Paul argued on the Senate floor that the trial against private citizen Trump is simply a partisan move by Democrats and Trump haters. The senator pointed out that Supreme Court Chief Justice John Roberts is not even going to preside over the trial. The Constitution says it must be the Chief Justice, but that isn’t going to stop the Woke Supremacy from holding a trial anyway. Instead, they have asked SenatorPat Leahy (D-VT), a man who has been in the Senate since 1975, and is the Senate Pro Tempore, to preside over the trial. That alone is 100 percent unconstitutional. The Democrats are just making it up as they go along. The entire thing is a sham.
He said before his procedural motion, “This impeachment is nothing more than a partisan exercise designed to further divide the country. Democrats claim to want to unify the country, but impeaching a former president, a private citizen is the antithesis of unity. Democrats brazenly appointing a pro-impeachment Democrat [Senate President Pro Tem Patrick Leahy] to preside over the trial is not fair or impartial, and hardly encourages any kind of unity in our country. No, ‘unity’ is the opposite of this travesty we are about to witness.
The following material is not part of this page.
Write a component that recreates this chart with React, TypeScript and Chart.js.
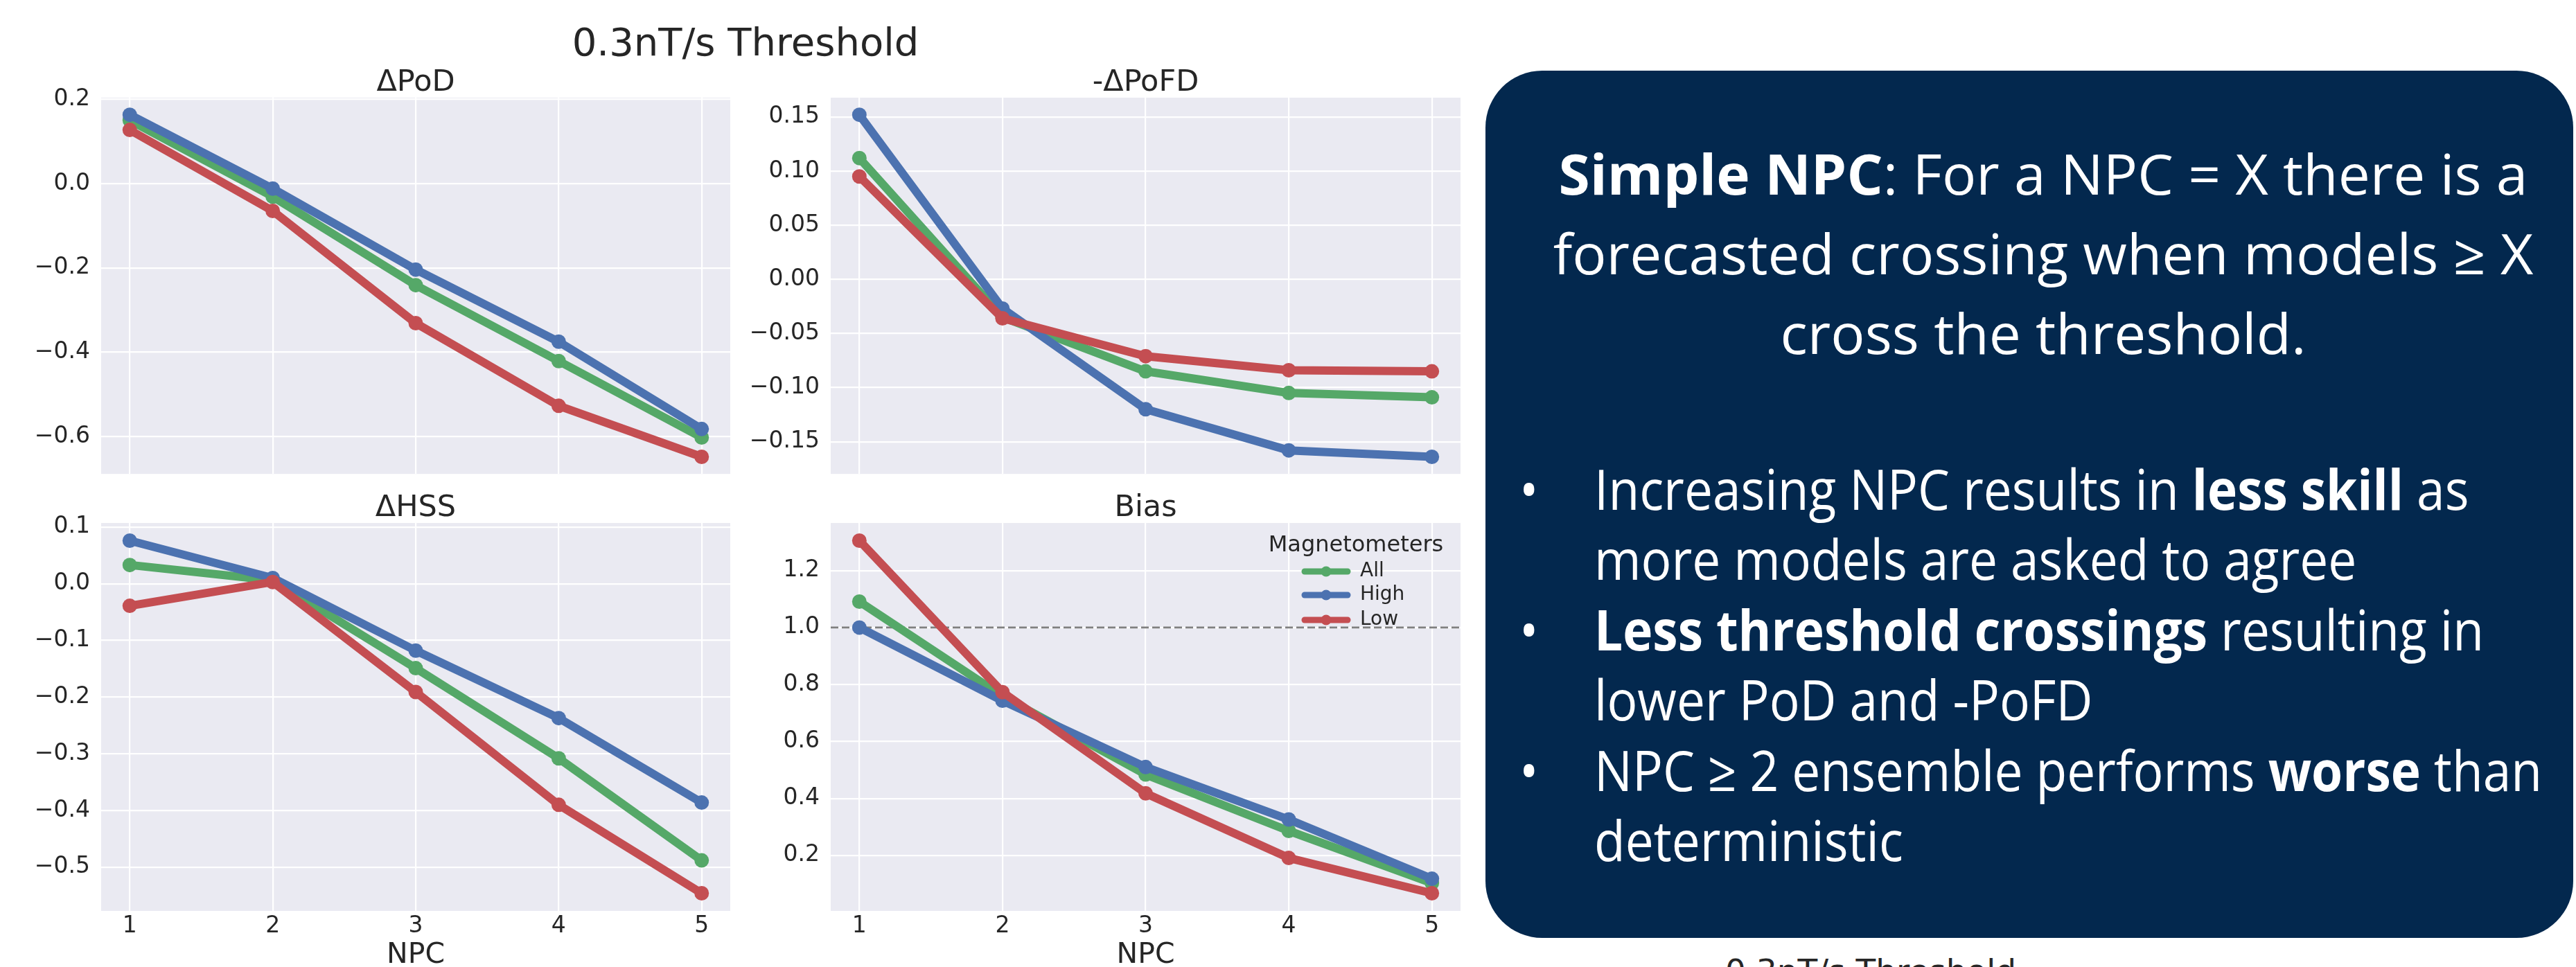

If we are about to try to impeach a president, where is the Chief Justice? If the accused is no longer president, where is the constitutional power to impeach him? Private citizens don’t get impeached. Impeachment is for removal from office. And the accused here has already left office.”
Hyper-partisan Democrats are about to drag our great country down into the gutter of rancor and vitriol the likes of which has never been seen in our nation’s history. Instead of doing the nation’s work, with their new majorities in the House, the Senate, and the executive branch, Democrats are wasting the nation’s time on a partisan vendetta against a man no longer in office.
“A sham, this is, a travesty. A dark blot on the history of our country. I urge my colleagues to reconsider this kangaroo court and move forward to debate the great issues of our day,” he added.